Even if we loathe to admit it, much of modern life is premised on the pursuit of pleasure and happiness. Ghosh says that one of the most profound reasons why it is so hard to write a story on climate change is that there is no redemption. What we are going to see is what the Sundarbans’ villager sees; every day a little bit of his island is taken away, every day life becomes a little less liveable, every day the water becomes more and more salty. It is a slow, steady and grinding process of decay. There is no happy ending. Looking apologetic, he adds, “I am sorry if this has been a depressing conversation. But there is no lipstick you can put on this pig.”
With The Great Derangement, Ghosh establishes his cred as a leading public intellectual of our time. No other Indian author writing in English today covers his arc of fiction and non- fiction. His early novels like The Circle of Reason (1986) and The Shadow Lines (1988) dealt expertly with the movement of people and his moral puzzlement over borders. His non-fiction collection of essays Dancing in Cambodia and at Large in Burma (1998) took him from Port Blair (soon after the Tsunami) to New York (on 11 September). Each essay is a paragon of reportage as he sketches characters and ekes out their personalities and their milieus with the gentlest of touch.

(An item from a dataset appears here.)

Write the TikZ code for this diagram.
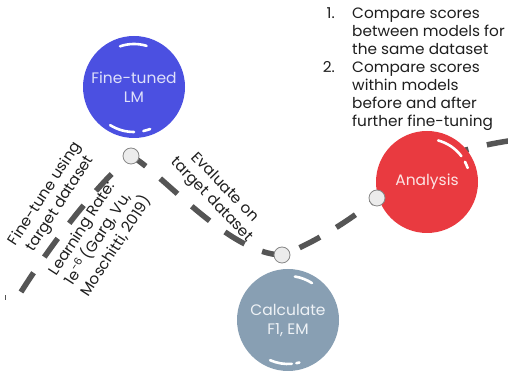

Despite his successes with reporting, non-fiction will remain a foray and fiction will be his permanent address. He says quite simply, “Fiction for me by an order of magnitude is more demanding… There is a deep pleasure, not an immediate pleasure. Non-fiction is more like getting from here to there. Language works differently in both. In non-fiction, it is mainly conveying things. In fiction, you are conjuring up atmosphere and making a world of its own. If I weren’t working on fiction, I’d go mad. It is what keeps me sane.”
In a world going mad, we need Amitav Ghosh’s voice of sanity.